Final Years
Back in the Netherlands Snouck accepted several professorships at Leiden university, including Arabic language, Acehnese language and Islamic education. He continued to produce numerous elaborate academic studies and became the international authority on all matters relating to the Arab world and Muslim religion. His expert advice on urgent issues was often sought after by other European countries and much of his work was already being translated into a.o. German, French and English. In 1925 he was even offered a professorship at the prestigious National Egyptian University in Cairo, the prime university of the Middle East. In 1927 he stepped down as Rector magnificus and professor, but stayed active as adviser up to his death in Leiden in 1936.
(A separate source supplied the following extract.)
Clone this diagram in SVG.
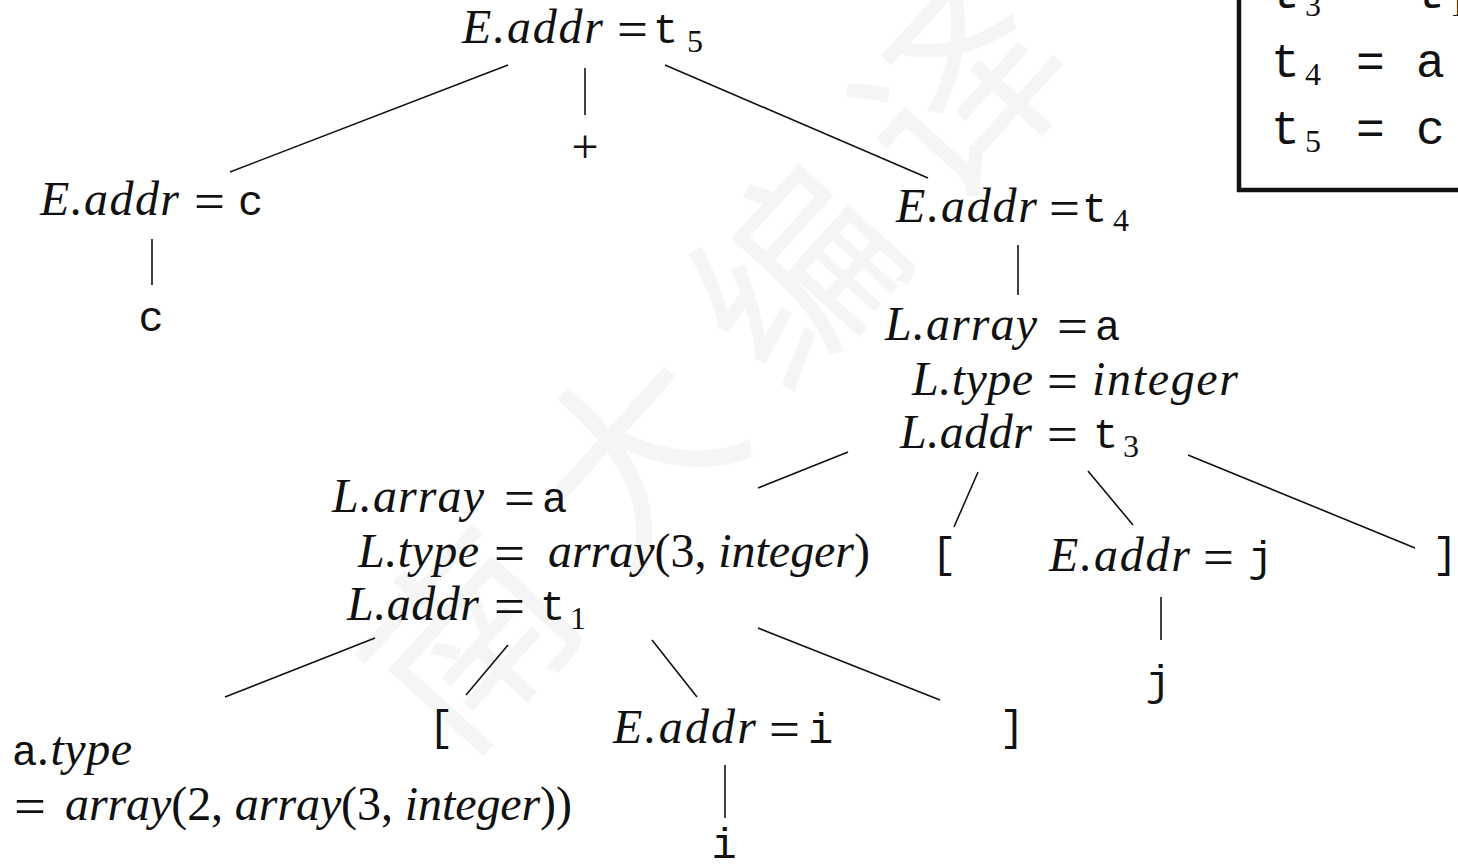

During and after his academic tenure Snouck remained a progressive colonial adviser and critic. His reformist vision to solve the challenges of a lasting relationship between the Netherlands and the Indies was based on the principle of association. To achieve this future association and end the existing dualist governance of the Dutch East Indies, he advocated increased autonomy through western education of the indigenous governing elite. In 1923 he called for: "Vigorous reform of the constitution of the Dutch East Indies" where "one has to break with the concept of moral and intellectual inferiority of the natives" and allow them "free and representative democratic bodies and optimal autonomy". Conservative elements in the Netherlands reacted by financing an alternative school for Colonial Civil Servants in Utrecht.